Key Takeaways: Best Practices for Distributional Evaluation
- DO NOT average distributional metric distances in mini-batches. Distributional metrics necessitate comprehensive sample sizes to converge and precisely capture the underlying distribution. Recognizing that infinite data is theoretically required for accurate distance evaluation, it is recommended to compute metric distances on the entire dataset, ensuring reliable and robust assessments.
- Extract features in mini-batches. We need a lot of samples to compute reliable distributional evaluation. Due to GPU memory constraints, processing entire datasets at once may not be feasible. To address this, features can be extracted in mini-batches, saved, and then utilized in their entirety during evaluation.
- Assert consistence video settings. When comparing two distributions, verify identical video settings, such as frame resolution, frame rate, and video length, for both distributions. Also, confirm consistent settings when comparing with other studies.
- Report the ground-truth baseline. Report the distribution distance between the ground truth training and testing sets. This provides a reference point for evaluating generated video quality against the empirical dataset distance.

Abstract: The Fréchet Video Distance (FVD) is a widely adopted metric for evaluating video generation distribution quality.
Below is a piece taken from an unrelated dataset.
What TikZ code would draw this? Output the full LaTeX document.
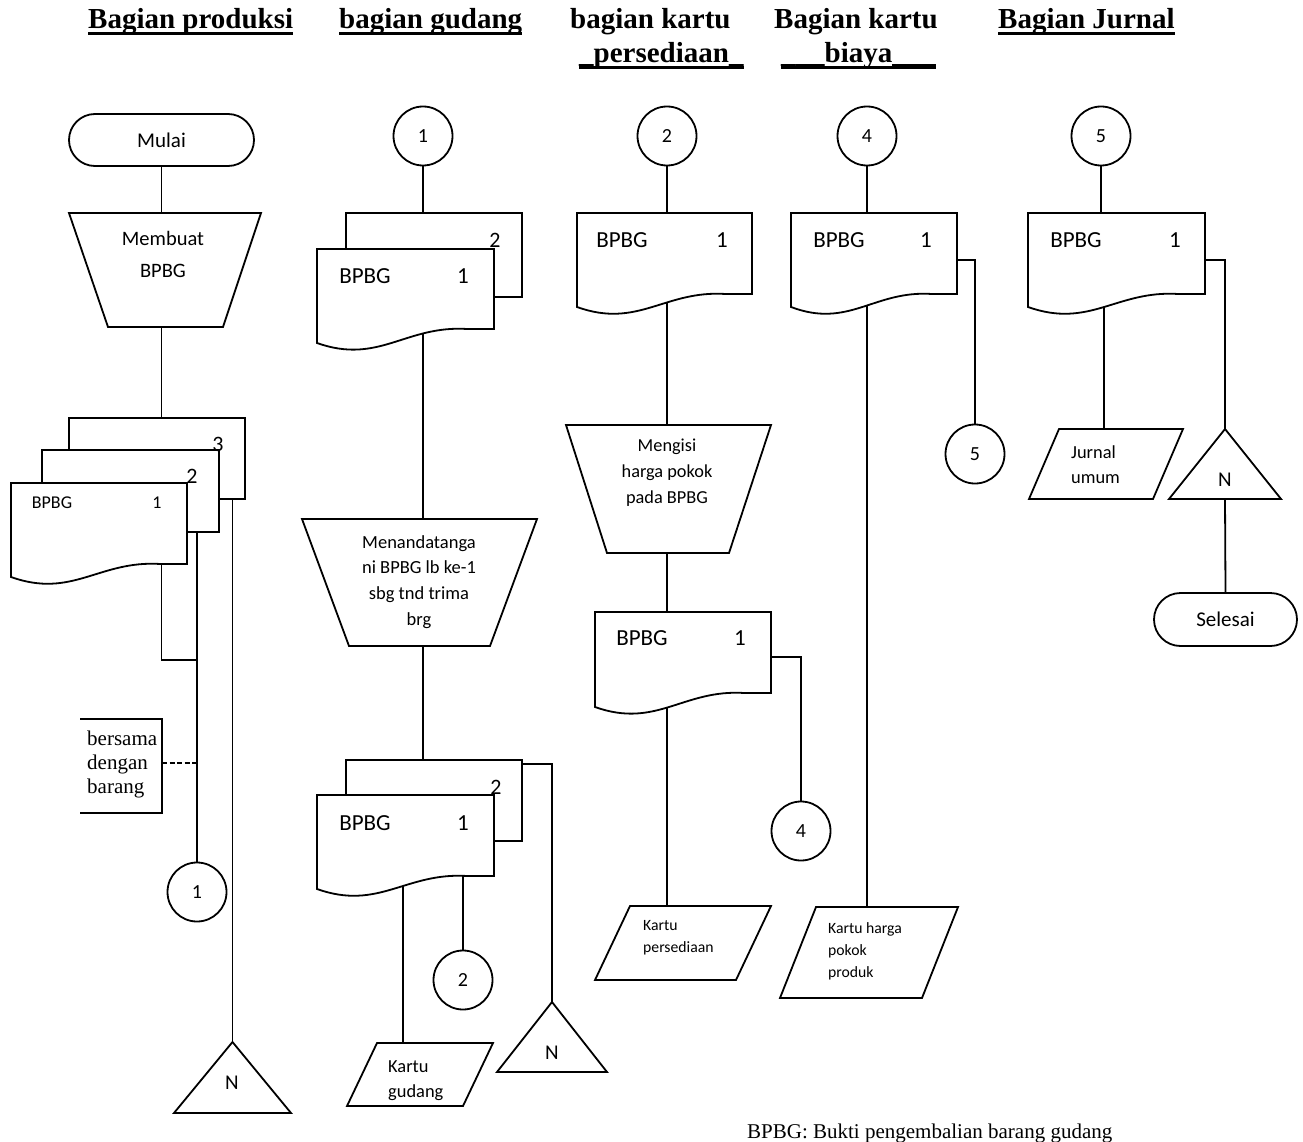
\documentclass[tikz,border=0pt]{standalone}
\usepackage{fontspec}
\setmainfont{Carlito}
\newfontfamily\tnr{Liberation Serif}
\usetikzlibrary{calc,shapes.misc}
\pgfdeclarelayer{paper}
\pgfdeclarelayer{wires}
\pgfsetlayers{paper,wires,main}

\tikzset{
  lw/.style={line width=1.8pt},
  shp/.style={lw, draw=black, fill=white, line join=miter},
  box/.style={rectangle, draw=none, inner sep=0pt, outer sep=0pt},
  page/.style={box, shp},
  conn/.style={circle, shp, minimum size=59pt, inner sep=0pt, font=\fontsize{20}{24}\selectfont},
  term/.style={rounded rectangle, shp, inner sep=0pt, font=\fontsize{21}{25}\selectfont},
  wire/.style={lw, draw=black},
  doclbl/.style={inner sep=0pt, font=\fontsize{23}{27}\selectfont},
  stacklbl/.style={inner sep=0pt, font=\fontsize{22}{26}\selectfont},
  proc/.style={inner sep=0pt, align=center},
  cardtxt/.style={inner sep=0pt, anchor=west, align=left},
  head/.style={inner sep=0pt, anchor=base west, font=\tnr\bfseries\fontsize{29}{34}\selectfont},
  uline/.style={line width=2.2pt},
}

% document symbol: flat top, wavy bottom rising to the right
\newcommand\docpath[2]{%
  \draw[shp] (#1.south west) -- (#1.north west) -- (#1.north east) -- ([yshift=#2pt]#1.south east)
    -- ($(#1.south west)!0.85!(#1.south east)+(0,-#2)$)
    .. controls ($(#1.south west)!0.5!(#1.south east)+(0,-#2-4)$)
       and ($(#1.south west)!0.35!(#1.south east)+(0,22)$) .. (#1.south west) -- cycle;}
% manual operation: wide top, narrow bottom
\newcommand\trapath[3]{%
  \draw[shp] (#1.north west) -- (#1.north east) -- ([xshift=-#3pt]#1.south east)
    -- ([xshift=#2pt]#1.south west) -- cycle;}
% card / input-output parallelogram
\newcommand\parapath[2]{%
  \draw[shp] ([xshift=#2pt]#1.north west) -- (#1.north east)
    -- ([xshift=-#2pt]#1.south east) -- (#1.south west) -- cycle;}
% offline file triangle
\newcommand\tripath[1]{%
  \draw[shp] (#1.north) -- (#1.south east) -- (#1.south west) -- cycle;}

\begin{document}
\begin{tikzpicture}[x=1pt,y=-1pt]
\useasboundingbox (0,0) rectangle (1303,1142);
\begin{pgfonlayer}{paper}
  \fill[white] (0,0) rectangle (1303,1142);
\end{pgfonlayer}

% ---------- column headings ----------
\node[head] (h1)  at (88,29)  {Bagian produksi};
\node[head] (h2)  at (339,29) {bagian gudang};
\node[head] (h3a) at (570,29) {bagian kartu};
\node[head] (h3b) at (579,63) {\_persediaan\_};
\node[head] (h4a) at (774,29) {Bagian kartu};
\node[head] (h4b) at (781,63) {\_\_\_biaya\_\_\_};
\node[head] (h5)  at (998,29) {Bagian Jurnal};
\foreach \h in {h1,h2,h3b,h4b,h5}
  \draw[uline] ([yshift=-4.5pt]\h.base west) -- ([yshift=-4.5pt]\h.base east);

% ---------- Bagian produksi ----------
\node[term, minimum width=185pt, minimum height=52pt] (mulai) at (161.5,140) {Mulai};
\node[box, minimum width=192pt, minimum height=114pt] (membuat) at (165,270) {};
\trapath{membuat}{39}{38}
\node[proc, font=\fontsize{20.5}{32}\selectfont] (membuatT) at (163,254) {Membuat\\BPBG};

\node[page, minimum width=176pt, minimum height=81pt, anchor=north west] (p3) at (69,418) {};
\node[page, minimum width=177pt, minimum height=82pt, anchor=north west] (p2) at (42,450) {};
\node[box, minimum width=176pt, minimum height=94pt, anchor=north west] (d1) at (11,483) {};
\docpath{d1}{13}
\node[stacklbl] (p3n) at (218,444) {3};
\node[stacklbl] (p2n) at (192,476) {2};
\node[doclbl, font=\fontsize{18}{22}\selectfont] (d1a) at (52,503) {BPBG};
\node[doclbl, font=\fontsize{18}{22}\selectfont] (d1b) at (157,503) {1};

\node[box, minimum width=82pt, minimum height=94pt, anchor=north west] (ann) at (80,719) {};
\draw[lw] (ann.north west) -- (ann.north east) -- (ann.south east) -- (ann.south west);
\node[cardtxt, font=\tnr\fontsize{21}{24}\selectfont] (annT) at (87,764) {bersama\\dengan\\barang};

\node[conn] (c1o) at (197,892) {1};
\node[box, minimum width=117pt, minimum height=71pt] (tri1) at (232.5,1077.5) {};
\tripath{tri1}
\node[inner sep=0pt, font=\fontsize{21}{25}\selectfont] (tri1N) at (232,1083) {N};

% ---------- bagian gudang ----------
\node[conn] (g1) at (423,136) {1};
\node[page, minimum width=176pt, minimum height=84pt, anchor=north west] (pg1) at (346,213) {};
\node[box, minimum width=177pt, minimum height=94pt, anchor=north west] (dg1) at (317,249) {};
\docpath{dg1}{14}
\node[stacklbl] (pg1n) at (495,240) {2};
\node[doclbl] (dg1a) at (365,276) {BPBG};
\node[doclbl] (dg1b) at (463,276) {1};

\node[box, minimum width=235pt, minimum height=127pt] (mnd) at (419.5,582.5) {};
\trapath{mnd}{47}{47}
\node[proc, font=\fontsize{18.5}{25.7}\selectfont] (mndT) at (419,582) {Menandatanga\\ni BPBG lb ke-1\\sbg tnd trima\\brg};

\node[page, minimum width=176pt, minimum height=81pt, anchor=north west] (pg2) at (346,760) {};
\node[box, minimum width=177pt, minimum height=94pt, anchor=north west] (dg2) at (317,795) {};
\docpath{dg2}{13}
\node[stacklbl] (pg2n) at (496,787) {2};
\node[doclbl] (dg2a) at (365,823) {BPBG};
\node[doclbl] (dg2b) at (463,823) {1};

\node[conn] (g2) at (463,980) {2};
\node[box, minimum width=146pt, minimum height=63pt] (kg) at (420,1074.5) {};
\parapath{kg}{30}
\node[cardtxt, font=\fontsize{18.4}{25}\selectfont] (kgT) at (388,1080.5) {Kartu\\gudang};
\node[box, minimum width=110pt, minimum height=70pt] (tri2) at (552,1037) {};
\tripath{tri2}
\node[inner sep=0pt, font=\fontsize{21}{25}\selectfont] (tri2N) at (552,1053) {N};

% ---------- bagian kartu persediaan ----------
\node[conn] (k2) at (667,136) {2};
\node[box, minimum width=175pt, minimum height=94pt, anchor=north west] (dk1) at (577,213) {};
\docpath{dk1}{13}
\node[doclbl] (dk1a) at (622,240) {BPBG};
\node[doclbl] (dk1b) at (722,240) {1};

\node[box, minimum width=205pt, minimum height=128pt] (mg) at (668.5,489) {};
\trapath{mg}{41}{42}
\node[proc, font=\fontsize{18.3}{26}\selectfont] (mgT) at (667,473) {Mengisi\\harga pokok\\pada BPBG};

\node[box, minimum width=176pt, minimum height=95pt, anchor=north west] (dk2) at (595,612) {};
\docpath{dk2}{14}
\node[doclbl] (dk2a) at (642,638) {BPBG};
\node[doclbl] (dk2b) at (740,638) {1};

\node[conn] (k4o) at (801,831) {4};
\node[box, minimum width=176pt, minimum height=74pt] (kp) at (683,943) {};
\parapath{kp}{35}
\node[cardtxt, font=\fontsize{15.7}{22}\selectfont] (kpT) at (643,938) {Kartu\\persediaan};

% ---------- Bagian kartu biaya ----------
\node[conn] (b4) at (867,136) {4};
\node[box, minimum width=166pt, minimum height=94pt, anchor=north west] (db) at (791,213) {};
\docpath{db}{13}
\node[doclbl] (dba) at (839,240) {BPBG};
\node[doclbl] (dbb) at (926,240) {1};

\node[conn] (b5o) at (975,454) {5};
\node[box, minimum width=178pt, minimum height=91pt] (kh) at (869,952.5) {};
\parapath{kh}{36}
\node[cardtxt, font=\fontsize{15.7}{22}\selectfont] (khT) at (828,951) {Kartu harga\\pokok\\produk};

% ---------- Bagian Jurnal ----------
\node[conn] (j5) at (1101,136) {5};
\node[box, minimum width=177pt, minimum height=94pt, anchor=north west] (dj) at (1028,213) {};
\docpath{dj}{13}
\node[doclbl] (dja) at (1076,240) {BPBG};
\node[doclbl] (djb) at (1175,240) {1};

\node[box, minimum width=154pt, minimum height=70pt] (ju) at (1106,464) {};
\parapath{ju}{30}
\node[cardtxt, font=\fontsize{18.4}{25.5}\selectfont] (juT) at (1071,464.5) {Jurnal\\umum};

\node[box, minimum width=112pt, minimum height=70pt] (tri3) at (1225,464) {};
\tripath{tri3}
\node[inner sep=0pt, font=\fontsize{21}{25}\selectfont] (tri3N) at (1225,480) {N};
\node[term, minimum width=143pt, minimum height=53pt] (sel) at (1225.5,619.5) {Selesai};

% ---------- footnote ----------
\node[inner sep=0pt, anchor=base west, font=\tnr\fontsize{21}{25}\selectfont] (note) at (747,1138)
  {BPBG: Bukti pengembalian barang gudang};

% ---------- flow lines (under the symbols) ----------
\begin{pgfonlayer}{wires}
  \coordinate (j1) at (197,660);
  \draw[wire] (mulai.south) -- (mulai.south |- membuat.north);
  \draw[wire] (mulai.south |- membuat.south) -- (mulai.south |- p3.north);
  \draw[wire] (mulai.south |- d1.center) |- (j1);
  \draw[wire] (c1o.north |- p2.center) -- (c1o.north);
  \draw[wire] (tri1.north |- p3.center) -- (tri1.north);
  \draw[wire, line width=1.2pt, dash pattern=on 5pt off 2.5pt]
    ([yshift=3pt]ann.east) -- ([yshift=3pt]ann.east -| c1o.north);

  \draw[wire] (g1.south) -- (g1.south |- pg1.north);
  \draw[wire] (g1.south |- dg1.center) -- (g1.south |- mnd.north);
  \draw[wire] (g1.south |- mnd.south) -- (g1.south |- pg2.north);
  \draw[wire] ([yshift=-4pt]pg2.north east) -| (tri2.north);
  \draw[wire] ([xshift=-17pt]kg.north |- dg2.center) -- ([xshift=-17pt]kg.north);
  \draw[wire] (g2.north |- dg2.center) -- (g2.north);

  \draw[wire] (k2.south) -- (k2.south |- dk1.north);
  \draw[wire] (k2.south |- dk1.center) -- (k2.south |- mg.north);
  \draw[wire] (k2.south |- mg.south) -- (k2.south |- dk2.north);
  \draw[wire] ([yshift=-45pt]dk2.north east) -| (k4o.north);
  \draw[wire] (k2.south |- dk2.center) -- (k2.south |- kp.north);

  \draw[wire] (b4.south) -- (b4.south |- db.north);
  \draw[wire] ([yshift=-47pt]db.north east) -| (b5o.north);
  \draw[wire] (b4.south |- db.center) -- (b4.south |- kh.north);

  \draw[wire] (j5.south) -- (j5.south |- dj.north);
  \draw[wire] ([yshift=-47pt]dj.north east) -| (tri3.north);
  \draw[wire] ([xshift=3pt]j5.south |- dj.center) -- ([xshift=3pt]j5.south |- ju.north);
  \draw[wire] (tri3.south) -- (sel.north);
\end{pgfonlayer}
\end{tikzpicture}
\end{document}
However, its effectiveness relies on critical assumptions. Our analysis reveals three significant limitations: (1) the non-Gaussianity of the Inflated 3D Convnet (I3D) feature space; (2) the insensitivity of I3D features to temporal distortions; (3) the impractical sample sizes required for reliable estimation. These findings undermine FVD’s reliability and show that FVD falls short as a standalone metric for video generation evaluation. After extensive analysis of a wide range of metrics and backbone architectures, we propose JEDi, the JEPA Embedding Distance, based on features derived from a Joint Embedding Predictive Architecture, measured using Maximum Mean Discrepancy with polynomial kernel. Our experiments on multiple open-source datasets show clear evidence that it is a superior alternative to the widely used FVD metric, requiring only 16% of the samples to reach its steady value, while increasing alignment with human evaluation by 34%, on average.